Environnement - Incinérateurs : une étude scientifique confirme une hausse du risque de cancers au cours des années 90
Dans son bulletin épidémiologique hebdomadaire du 17 février entièrement consacré aux effets de l'incinération des ordures ménagères sur la santé, l'Institut de veille sanitaire (InVS) publie les résultats d'une étude qui conclut à une hausse du risque de cancer à proximité de certains sites au cours de la décennie 90. L'étude, portant sur seize installations des années 70-80 et rassemblant 135.000 cas de cancers survenus entre 1990 et 1999 dans quatre départements (Haut-Rhin, Bas-Rhin, Isère et Tarn), met en évidence "une relation statistique significative chez la femme entre l'exposition aux incinérateurs et l'incidence des cancers toutes localisations confondues, du cancer du sein et des lymphomes malins non-hodgkiniens". Tous sexes confondus, un lien significatif a également été trouvé avec les lymphomes malins non-hodgkiniens et, chez les hommes uniquement, avec les myélomes multiples. Pour les auteurs de l'étude, l'impact différencié selon le sexe s'explique par "une exposition des hommes plus intense et fréquente que les femmes à de puissants facteurs de risque de cancers (alcool, tabac, profession) ayant masqué l'effet des incinérateurs, une perturbation du système endocrinien entraînée par l'exposition et/ou une susceptibilité génétique particulière de la femme".

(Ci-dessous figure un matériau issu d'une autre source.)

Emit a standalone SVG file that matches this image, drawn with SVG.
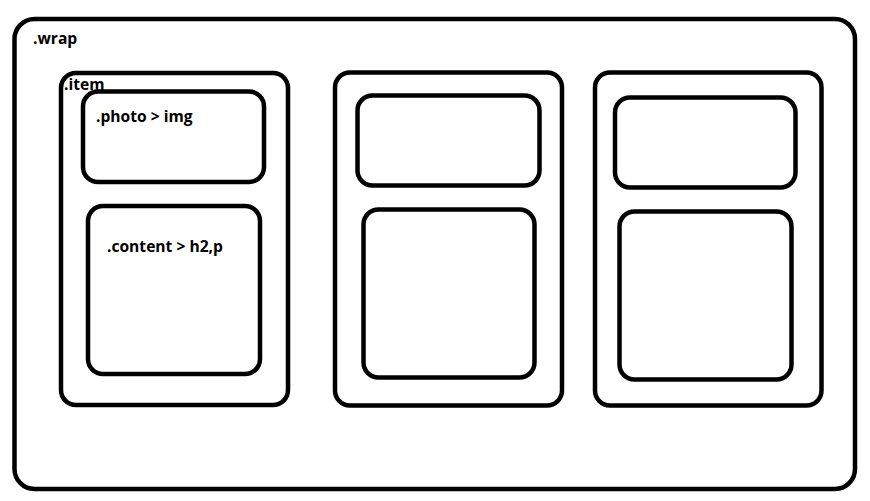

L'étude n'est "pas en mesure de démontrer le caractère causal des relations observées, mais elle en accroît la plausibilité", prévient l'InVS. Ses résultats, qui ne peuvent pas être transposés aux installations actuellement en activité, insistent les chercheurs, viennent confirmer ceux des études épidémiologiques menées à la fin des années 90 autour de l'usine de Besançon, qui avaient mis en évidence un nombre accru de certaines formes de cancer dans les zones de retombées de fumées autour de ce site.
Depuis, le parc d'incinérateurs d'ordures ménagères a considérablement diminué en France, même s'il reste encore le plus grand d'Europe : entre 1990 et 2006, on est passé de 300 à 128 installations. "Cette fonte est une bonne chose car les installations fermées étaient principalement de petite taille et/ou ne remplissaient pas les prescriptions de la directive européenne du 28 décembre 2000 fixant les valeurs limites d'émission des polluants actuellement en vigueur. Celles qui demeurent ou qui les ont remplacées sont tenues de se conformer à cette directive", souligne Denis Zmirou-Navier, de l'Inserm, dans l'éditorial du bulletin.
Les incinérateurs modernes mis hors de cause
Les études d'imprégnation biologique conduites au voisinage d'installations plus ou moins émettrices sont jugées "raisonnablement rassurantes ". Ainsi, les concentrations moyennes de dioxines, de plomb et de cadmium sont "similaires chez les personnes exposées et non-exposées aux émissions d'incinérateurs". En revanche, une "sur-imprégnation" est retrouvée chez les riverains d'installations anciennes fortement polluantes qui consomment beaucoup de produits locaux d'origine animale (oeufs, graisses animales et produits laitiers).
"Si les incinérateurs modernes sont ainsi hors de cause, il demeure que le meilleur déchet est encore celui que l'on n'a pas produit", conclut Denis Zmirou-Navier. La directive du 19 novembre 2008 confirme la nécessité d'établir une hiérarchie dans la gestion des déchets avec en priorité la réduction à la source de leur production, le recyclage et les autres formes de valorisation. Mais l'incinération, lorsqu'est récupérée l'énergie produite, s'inscrit aussi dans ce cadre. "A n'en pas douter, elle continuera à occuper une place importante et devra donc faire l'objet d'une surveillance rigoureuse tant par les administrations compétentes que par les parties locales intéressées (élus et associations)", met en garde le scientifique.